Liscarrantrumpa, Lecarhoo, Co. Kerry
Co. Kerry |
Ringforts
On a north-west-facing slope in the townland of Lecarhoo, a large circular earthwork sits quietly in pasture, its shape still readable in the land despite centuries of agricultural use wearing down its edges.
This is a rath, the most common type of early medieval enclosure in Ireland, typically constructed between roughly the fifth and twelfth centuries as a defended farmstead for a single family or small community. The enclosing bank here measures around 38 metres across its north-east to south-west axis, making it a substantial example of the type.
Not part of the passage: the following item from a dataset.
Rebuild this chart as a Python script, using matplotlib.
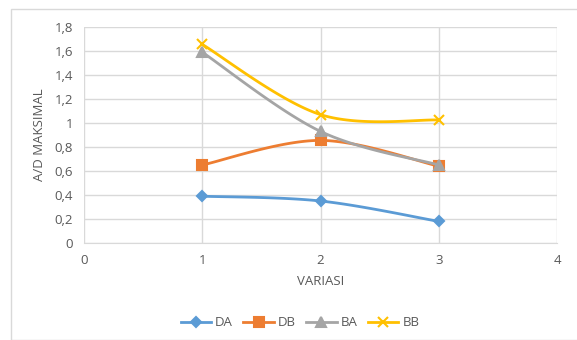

The earthen bank survives well on its northern and western arcs, standing around 1.6 metres above the exterior ground level and 1.1 metres above the interior, with a width of over eight metres. On the western to northern stretch, however, where the ground falls away gently from the interior toward the surrounding field, the bank has been levelled, either through deliberate clearance or gradual erosion over time. Beyond the bank, an external fosse, a shallow defensive ditch roughly 2.4 metres wide and 0.6 metres deep, traces the south-western to western perimeter, though it is now concealed beneath overgrowth. The interior itself slopes downward toward the north-north-west, and in its north-western quadrant there is a small circular depression, around two metres in diameter and 0.4 metres deep, whose original purpose is not recorded but which may mark the site of a structure or storage feature. One of the more telling details is that field boundaries radiate outward from the northern, south-south-western, and western sides of the rath, suggesting that later agricultural organisation of the surrounding land took the enclosure as a fixed point of reference, building the landscape of fields around it rather than simply absorbing or erasing it.